**Given data**
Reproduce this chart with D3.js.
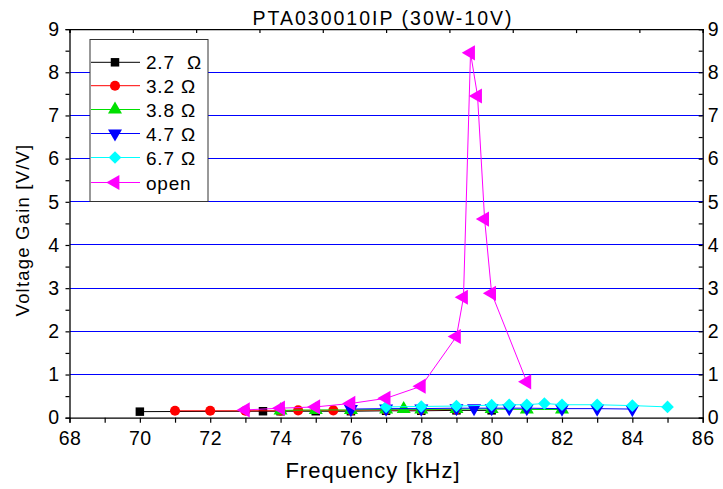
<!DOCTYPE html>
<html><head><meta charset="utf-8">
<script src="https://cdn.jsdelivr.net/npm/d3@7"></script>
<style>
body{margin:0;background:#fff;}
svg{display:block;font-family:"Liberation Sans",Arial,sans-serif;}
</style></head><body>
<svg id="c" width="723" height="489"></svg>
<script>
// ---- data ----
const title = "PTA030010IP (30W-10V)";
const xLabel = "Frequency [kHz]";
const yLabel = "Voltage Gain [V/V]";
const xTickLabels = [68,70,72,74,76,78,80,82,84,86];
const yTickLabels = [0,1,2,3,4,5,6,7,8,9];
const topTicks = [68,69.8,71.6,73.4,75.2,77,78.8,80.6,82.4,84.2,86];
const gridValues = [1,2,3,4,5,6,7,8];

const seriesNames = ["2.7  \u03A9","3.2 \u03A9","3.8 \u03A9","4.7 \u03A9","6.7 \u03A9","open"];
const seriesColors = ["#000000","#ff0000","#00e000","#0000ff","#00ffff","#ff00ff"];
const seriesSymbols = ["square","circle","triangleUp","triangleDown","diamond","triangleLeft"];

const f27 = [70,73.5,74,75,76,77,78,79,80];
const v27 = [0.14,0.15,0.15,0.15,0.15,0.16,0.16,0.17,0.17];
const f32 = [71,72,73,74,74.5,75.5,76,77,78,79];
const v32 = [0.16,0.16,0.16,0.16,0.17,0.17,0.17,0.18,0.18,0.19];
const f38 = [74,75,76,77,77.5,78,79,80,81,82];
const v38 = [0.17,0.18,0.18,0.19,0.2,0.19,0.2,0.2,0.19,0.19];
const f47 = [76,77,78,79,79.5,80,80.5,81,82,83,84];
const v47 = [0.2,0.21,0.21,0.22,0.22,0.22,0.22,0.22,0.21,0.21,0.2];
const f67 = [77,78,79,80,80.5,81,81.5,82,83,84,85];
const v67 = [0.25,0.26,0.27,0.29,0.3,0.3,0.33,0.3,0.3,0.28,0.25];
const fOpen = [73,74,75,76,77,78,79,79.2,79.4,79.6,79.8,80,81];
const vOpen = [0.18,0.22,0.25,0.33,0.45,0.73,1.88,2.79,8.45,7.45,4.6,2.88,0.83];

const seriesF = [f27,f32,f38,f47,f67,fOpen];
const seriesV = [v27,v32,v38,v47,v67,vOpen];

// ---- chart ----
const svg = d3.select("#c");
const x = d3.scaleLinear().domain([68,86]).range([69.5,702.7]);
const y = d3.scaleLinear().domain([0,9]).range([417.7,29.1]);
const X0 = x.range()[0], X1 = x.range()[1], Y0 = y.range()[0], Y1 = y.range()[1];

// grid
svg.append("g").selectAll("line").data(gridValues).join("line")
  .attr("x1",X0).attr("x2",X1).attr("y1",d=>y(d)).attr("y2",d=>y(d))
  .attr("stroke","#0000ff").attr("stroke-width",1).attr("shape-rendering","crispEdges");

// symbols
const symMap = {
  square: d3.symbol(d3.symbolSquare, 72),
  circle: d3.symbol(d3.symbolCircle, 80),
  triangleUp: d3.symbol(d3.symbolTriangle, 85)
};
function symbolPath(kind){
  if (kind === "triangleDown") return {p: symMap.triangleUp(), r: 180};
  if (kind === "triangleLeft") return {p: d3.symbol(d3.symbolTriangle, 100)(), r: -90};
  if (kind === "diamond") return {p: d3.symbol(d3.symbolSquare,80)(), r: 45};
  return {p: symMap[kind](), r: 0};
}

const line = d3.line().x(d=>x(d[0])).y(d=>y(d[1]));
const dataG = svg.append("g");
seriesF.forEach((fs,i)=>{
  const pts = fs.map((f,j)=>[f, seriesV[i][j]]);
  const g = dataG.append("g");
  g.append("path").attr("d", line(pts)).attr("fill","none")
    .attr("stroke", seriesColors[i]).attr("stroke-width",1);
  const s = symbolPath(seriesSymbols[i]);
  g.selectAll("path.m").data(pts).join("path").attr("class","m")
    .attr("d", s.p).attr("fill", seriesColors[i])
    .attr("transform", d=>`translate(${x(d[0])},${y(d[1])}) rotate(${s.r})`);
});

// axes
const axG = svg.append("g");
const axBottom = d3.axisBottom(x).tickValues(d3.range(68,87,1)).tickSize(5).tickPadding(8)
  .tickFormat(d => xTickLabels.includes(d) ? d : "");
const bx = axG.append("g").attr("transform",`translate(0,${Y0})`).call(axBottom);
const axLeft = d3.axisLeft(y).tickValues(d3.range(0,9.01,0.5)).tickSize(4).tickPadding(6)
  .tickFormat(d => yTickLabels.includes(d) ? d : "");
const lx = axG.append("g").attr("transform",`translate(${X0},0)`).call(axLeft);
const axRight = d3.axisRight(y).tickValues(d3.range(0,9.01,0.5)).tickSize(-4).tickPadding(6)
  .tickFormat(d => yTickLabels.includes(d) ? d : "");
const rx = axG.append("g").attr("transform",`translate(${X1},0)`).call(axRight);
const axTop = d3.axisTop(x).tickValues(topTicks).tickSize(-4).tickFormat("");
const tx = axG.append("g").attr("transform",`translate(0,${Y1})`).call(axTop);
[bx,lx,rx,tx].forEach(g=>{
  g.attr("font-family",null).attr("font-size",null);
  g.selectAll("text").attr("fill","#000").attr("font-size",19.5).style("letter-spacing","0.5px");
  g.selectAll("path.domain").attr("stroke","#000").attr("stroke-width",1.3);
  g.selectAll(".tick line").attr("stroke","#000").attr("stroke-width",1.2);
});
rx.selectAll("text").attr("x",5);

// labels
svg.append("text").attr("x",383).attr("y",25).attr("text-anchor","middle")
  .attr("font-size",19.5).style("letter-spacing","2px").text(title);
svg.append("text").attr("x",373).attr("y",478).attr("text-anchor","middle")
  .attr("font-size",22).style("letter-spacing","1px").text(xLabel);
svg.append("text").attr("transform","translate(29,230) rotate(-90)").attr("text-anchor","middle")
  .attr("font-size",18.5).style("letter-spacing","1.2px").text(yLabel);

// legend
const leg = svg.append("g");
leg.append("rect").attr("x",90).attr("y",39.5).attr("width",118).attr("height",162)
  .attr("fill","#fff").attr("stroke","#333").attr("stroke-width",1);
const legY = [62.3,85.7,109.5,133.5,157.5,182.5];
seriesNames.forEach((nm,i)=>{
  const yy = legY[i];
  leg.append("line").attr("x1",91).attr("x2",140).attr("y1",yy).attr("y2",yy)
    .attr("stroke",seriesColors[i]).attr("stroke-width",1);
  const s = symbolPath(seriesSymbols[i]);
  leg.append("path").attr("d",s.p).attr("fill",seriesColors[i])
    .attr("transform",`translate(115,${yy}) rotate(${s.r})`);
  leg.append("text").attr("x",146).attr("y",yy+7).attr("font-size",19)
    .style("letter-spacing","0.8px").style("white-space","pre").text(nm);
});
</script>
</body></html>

**Short problem**
Without the pictures, please reproduce each line of the listing above exactly, from the first one through the line bearing "const gridValues = [1,2,3,4,5,6,7,8];".

**Answer**
Reproduce this chart with D3.js.
<!DOCTYPE html>
<html><head><meta charset="utf-8">
<script src="https://cdn.jsdelivr.net/npm/d3@7"></script>
<style>
body{margin:0;background:#fff;}
svg{display:block;font-family:"Liberation Sans",Arial,sans-serif;}
</style></head><body>
<svg id="c" width="723" height="489"></svg>
<script>
// ---- data ----
const title = "PTA030010IP (30W-10V)";
const xLabel = "Frequency [kHz]";
const yLabel = "Voltage Gain [V/V]";
const xTickLabels = [68,70,72,74,76,78,80,82,84,86];
const yTickLabels = [0,1,2,3,4,5,6,7,8,9];
const topTicks = [68,69.8,71.6,73.4,75.2,77,78.8,80.6,82.4,84.2,86];
const gridValues = [1,2,3,4,5,6,7,8];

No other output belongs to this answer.